Two things recently shook me up. First, a friend told me about how a work group came to her house and then her camera was missing. This work group was made of pagans who participate in community events. What?!
Wicca, for example, is about respect for nature, respect for ourselves and respect for others. What happened here that some pagan stole a camera?
Second, two elders in our community told me about how they are being marginalized. “Younger Wiccans are not honoring elders. They don’t listen,” said one of the elders.
The above two incidents inspire the question: Is our Wiccan and Pagan community letting an important part of our identity fade away?
The part of our identity I’m talking about is being respectful. Respect is defined as “a feeling or understanding that someone or something is important, serious, etc., and should be treated in an appropriate way.”
Elders and people’s rights to their property need to be respected.
But there is something impinging on our Wiccan and Pagan community: For many of us, we’re an island surrounded on all sides by the Western culture’s self-centered ego, the “me, me, me” effect.
Have you noticed that if we get caught up in our thirst for instant gratification we lose touch with the roots of Wicca?
We’re used to getting everything instantly. Through the internet, we have instant music, news, and contact with others. There is a casualty in all of this: patience.
And that’s where the lack of respect for elders comes in. Elders move and think at a different pace from those of us typing away at our electronic devices.
More than that, many of us think that elders are too behind the times to offer anything of value. What could elders teach us? Certainly, they can inform us of things to be careful about when doing ritual. Further, if they have had long-term friendships or a long-term romantic partnership, they know something valuable!
So how do we return to our Wiccan roots and enhance being respectful to others?
For many of us, we need to practice being respectful to the one person with us all the time—ourself. Show some patience and compassion toward yourself.

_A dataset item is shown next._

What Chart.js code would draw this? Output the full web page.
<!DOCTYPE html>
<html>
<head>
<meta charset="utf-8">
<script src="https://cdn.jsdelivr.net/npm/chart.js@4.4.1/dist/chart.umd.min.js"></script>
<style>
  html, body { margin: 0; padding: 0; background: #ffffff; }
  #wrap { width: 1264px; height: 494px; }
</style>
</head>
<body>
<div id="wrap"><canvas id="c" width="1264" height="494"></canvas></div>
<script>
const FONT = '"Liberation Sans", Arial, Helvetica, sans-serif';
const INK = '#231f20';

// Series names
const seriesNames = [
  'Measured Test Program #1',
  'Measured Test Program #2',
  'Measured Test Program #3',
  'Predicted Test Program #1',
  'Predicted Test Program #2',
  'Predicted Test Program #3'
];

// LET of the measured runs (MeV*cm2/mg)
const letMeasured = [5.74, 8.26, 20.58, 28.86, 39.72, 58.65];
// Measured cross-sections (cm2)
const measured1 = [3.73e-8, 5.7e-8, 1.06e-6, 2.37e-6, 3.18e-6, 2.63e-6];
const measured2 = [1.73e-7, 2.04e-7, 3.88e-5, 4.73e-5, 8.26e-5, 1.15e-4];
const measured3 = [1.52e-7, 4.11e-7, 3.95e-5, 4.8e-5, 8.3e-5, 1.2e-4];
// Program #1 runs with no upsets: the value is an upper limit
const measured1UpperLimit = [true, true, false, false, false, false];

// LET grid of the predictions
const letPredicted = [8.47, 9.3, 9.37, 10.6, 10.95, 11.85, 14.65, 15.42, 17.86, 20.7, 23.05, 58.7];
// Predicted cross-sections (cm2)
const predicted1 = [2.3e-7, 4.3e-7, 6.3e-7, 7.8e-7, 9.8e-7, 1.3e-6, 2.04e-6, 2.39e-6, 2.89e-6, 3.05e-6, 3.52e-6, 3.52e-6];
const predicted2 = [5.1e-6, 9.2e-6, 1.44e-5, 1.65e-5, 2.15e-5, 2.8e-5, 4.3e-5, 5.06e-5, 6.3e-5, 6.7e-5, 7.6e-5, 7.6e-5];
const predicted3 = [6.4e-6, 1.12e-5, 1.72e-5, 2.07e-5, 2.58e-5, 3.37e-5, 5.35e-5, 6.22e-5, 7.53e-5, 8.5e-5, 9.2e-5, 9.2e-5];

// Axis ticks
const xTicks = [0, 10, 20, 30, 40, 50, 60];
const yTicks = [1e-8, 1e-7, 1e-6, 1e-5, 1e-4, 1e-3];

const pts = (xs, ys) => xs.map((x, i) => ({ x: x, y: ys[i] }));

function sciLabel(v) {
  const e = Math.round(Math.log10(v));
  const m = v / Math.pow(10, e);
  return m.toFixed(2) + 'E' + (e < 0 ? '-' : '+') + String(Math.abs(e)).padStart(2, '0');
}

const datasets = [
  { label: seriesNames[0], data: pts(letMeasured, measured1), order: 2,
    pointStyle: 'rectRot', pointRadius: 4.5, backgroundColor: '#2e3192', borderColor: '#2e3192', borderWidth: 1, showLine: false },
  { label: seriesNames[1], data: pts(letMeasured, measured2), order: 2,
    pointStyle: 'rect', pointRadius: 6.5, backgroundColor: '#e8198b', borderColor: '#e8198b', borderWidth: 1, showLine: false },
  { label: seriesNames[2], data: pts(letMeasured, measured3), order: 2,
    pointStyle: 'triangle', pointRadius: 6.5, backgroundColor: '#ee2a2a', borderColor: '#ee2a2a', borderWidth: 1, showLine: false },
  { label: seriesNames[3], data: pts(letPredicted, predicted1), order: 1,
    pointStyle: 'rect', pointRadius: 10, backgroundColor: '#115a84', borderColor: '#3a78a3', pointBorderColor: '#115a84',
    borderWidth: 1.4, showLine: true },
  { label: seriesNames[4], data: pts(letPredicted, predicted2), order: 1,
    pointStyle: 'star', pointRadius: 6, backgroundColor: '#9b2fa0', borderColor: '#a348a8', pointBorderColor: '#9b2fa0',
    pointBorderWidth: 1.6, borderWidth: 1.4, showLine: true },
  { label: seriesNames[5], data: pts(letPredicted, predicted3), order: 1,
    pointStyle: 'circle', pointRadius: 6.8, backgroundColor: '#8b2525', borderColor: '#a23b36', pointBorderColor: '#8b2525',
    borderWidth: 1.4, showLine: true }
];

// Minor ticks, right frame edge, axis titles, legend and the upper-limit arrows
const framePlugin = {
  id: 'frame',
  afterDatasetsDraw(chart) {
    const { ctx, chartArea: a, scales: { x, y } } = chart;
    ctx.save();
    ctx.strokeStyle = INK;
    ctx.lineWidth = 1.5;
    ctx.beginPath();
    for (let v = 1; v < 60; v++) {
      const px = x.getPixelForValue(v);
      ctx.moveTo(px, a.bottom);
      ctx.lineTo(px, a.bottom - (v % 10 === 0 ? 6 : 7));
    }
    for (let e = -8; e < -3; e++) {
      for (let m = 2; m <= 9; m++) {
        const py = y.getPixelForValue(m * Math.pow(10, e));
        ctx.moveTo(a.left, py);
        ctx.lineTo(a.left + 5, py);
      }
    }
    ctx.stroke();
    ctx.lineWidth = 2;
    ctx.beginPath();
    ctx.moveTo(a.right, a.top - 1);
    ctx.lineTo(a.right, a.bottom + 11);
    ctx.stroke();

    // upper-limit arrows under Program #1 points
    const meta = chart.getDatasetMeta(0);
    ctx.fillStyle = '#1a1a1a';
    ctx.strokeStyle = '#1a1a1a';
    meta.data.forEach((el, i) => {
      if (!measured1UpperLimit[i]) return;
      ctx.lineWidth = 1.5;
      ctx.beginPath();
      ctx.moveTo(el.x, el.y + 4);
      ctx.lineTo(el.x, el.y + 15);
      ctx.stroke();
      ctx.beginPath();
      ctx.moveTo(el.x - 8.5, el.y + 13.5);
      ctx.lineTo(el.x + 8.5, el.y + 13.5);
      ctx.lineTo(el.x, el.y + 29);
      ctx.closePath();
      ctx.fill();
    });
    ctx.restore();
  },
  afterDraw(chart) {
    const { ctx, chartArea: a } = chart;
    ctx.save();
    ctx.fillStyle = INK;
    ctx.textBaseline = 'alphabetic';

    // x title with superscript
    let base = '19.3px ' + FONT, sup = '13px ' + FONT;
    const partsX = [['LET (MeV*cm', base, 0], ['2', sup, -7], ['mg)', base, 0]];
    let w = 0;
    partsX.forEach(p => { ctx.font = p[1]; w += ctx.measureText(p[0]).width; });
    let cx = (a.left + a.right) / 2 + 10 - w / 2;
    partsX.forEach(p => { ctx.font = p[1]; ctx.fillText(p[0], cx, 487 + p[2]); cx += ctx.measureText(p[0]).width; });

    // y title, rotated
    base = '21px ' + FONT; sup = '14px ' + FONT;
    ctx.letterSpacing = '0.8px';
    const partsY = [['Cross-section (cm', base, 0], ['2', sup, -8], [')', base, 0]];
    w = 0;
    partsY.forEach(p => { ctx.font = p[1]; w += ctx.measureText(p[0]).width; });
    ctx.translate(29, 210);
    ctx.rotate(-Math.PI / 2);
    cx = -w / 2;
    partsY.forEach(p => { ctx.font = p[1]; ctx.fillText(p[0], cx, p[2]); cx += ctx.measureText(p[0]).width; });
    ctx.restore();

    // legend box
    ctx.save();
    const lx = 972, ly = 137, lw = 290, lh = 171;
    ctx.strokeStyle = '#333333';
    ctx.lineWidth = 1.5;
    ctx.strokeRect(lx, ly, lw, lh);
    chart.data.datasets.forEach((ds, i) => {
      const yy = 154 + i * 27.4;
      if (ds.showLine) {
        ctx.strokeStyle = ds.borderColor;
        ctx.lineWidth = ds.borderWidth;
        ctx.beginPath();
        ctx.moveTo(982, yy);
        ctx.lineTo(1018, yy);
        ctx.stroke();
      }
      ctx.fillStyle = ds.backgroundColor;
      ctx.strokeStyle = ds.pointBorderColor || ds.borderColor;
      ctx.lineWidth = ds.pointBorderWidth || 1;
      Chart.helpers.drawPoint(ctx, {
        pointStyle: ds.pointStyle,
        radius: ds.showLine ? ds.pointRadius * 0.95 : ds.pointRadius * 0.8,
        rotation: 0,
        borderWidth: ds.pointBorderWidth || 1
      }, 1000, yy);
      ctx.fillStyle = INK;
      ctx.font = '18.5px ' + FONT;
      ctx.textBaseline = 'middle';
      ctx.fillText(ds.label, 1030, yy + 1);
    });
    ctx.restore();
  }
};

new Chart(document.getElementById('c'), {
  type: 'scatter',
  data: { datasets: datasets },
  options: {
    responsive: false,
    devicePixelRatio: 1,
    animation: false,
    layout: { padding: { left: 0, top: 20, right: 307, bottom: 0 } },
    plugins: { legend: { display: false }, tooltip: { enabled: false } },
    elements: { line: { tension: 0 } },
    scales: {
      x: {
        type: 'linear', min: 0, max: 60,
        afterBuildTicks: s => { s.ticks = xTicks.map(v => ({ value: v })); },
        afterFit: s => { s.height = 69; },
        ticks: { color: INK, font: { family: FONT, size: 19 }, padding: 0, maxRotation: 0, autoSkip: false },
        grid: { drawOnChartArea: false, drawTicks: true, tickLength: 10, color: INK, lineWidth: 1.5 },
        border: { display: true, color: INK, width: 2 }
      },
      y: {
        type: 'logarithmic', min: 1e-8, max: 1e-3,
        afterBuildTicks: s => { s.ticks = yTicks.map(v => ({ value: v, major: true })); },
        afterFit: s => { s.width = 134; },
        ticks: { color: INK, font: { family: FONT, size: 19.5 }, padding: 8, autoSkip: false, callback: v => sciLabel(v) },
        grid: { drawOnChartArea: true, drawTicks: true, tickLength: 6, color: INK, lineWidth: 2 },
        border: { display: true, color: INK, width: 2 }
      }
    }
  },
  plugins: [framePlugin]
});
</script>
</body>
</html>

Then allow that patience and compassion radiate out from you.
If you’re going to be near an elder, pre-plan a couple of questions you might ask him or her.
Such questions might be:
- Knowing what you know now, what would you have done differently?
- You’ve been married 25 years. How did you do that?
- I hear that you’ve been friends with two people for 18 years. How did you take good care of your friends?
Elders have gone through life stages that many of us have not experienced yet. Sure, the details change. They may have used rotary dial phones, and we now have smart phones. But elders have gone through big and tough changes including loss of friends and loved ones to death, for example.
Wicca provides us with wisdom from the past. In fact, our Wiccan heritage has been passed down through the generations by people talking to each other. The process has usually been from elder to neophyte.
So I invite you see how you can make some space, pause and listen.
There’s so much that elders can share with us.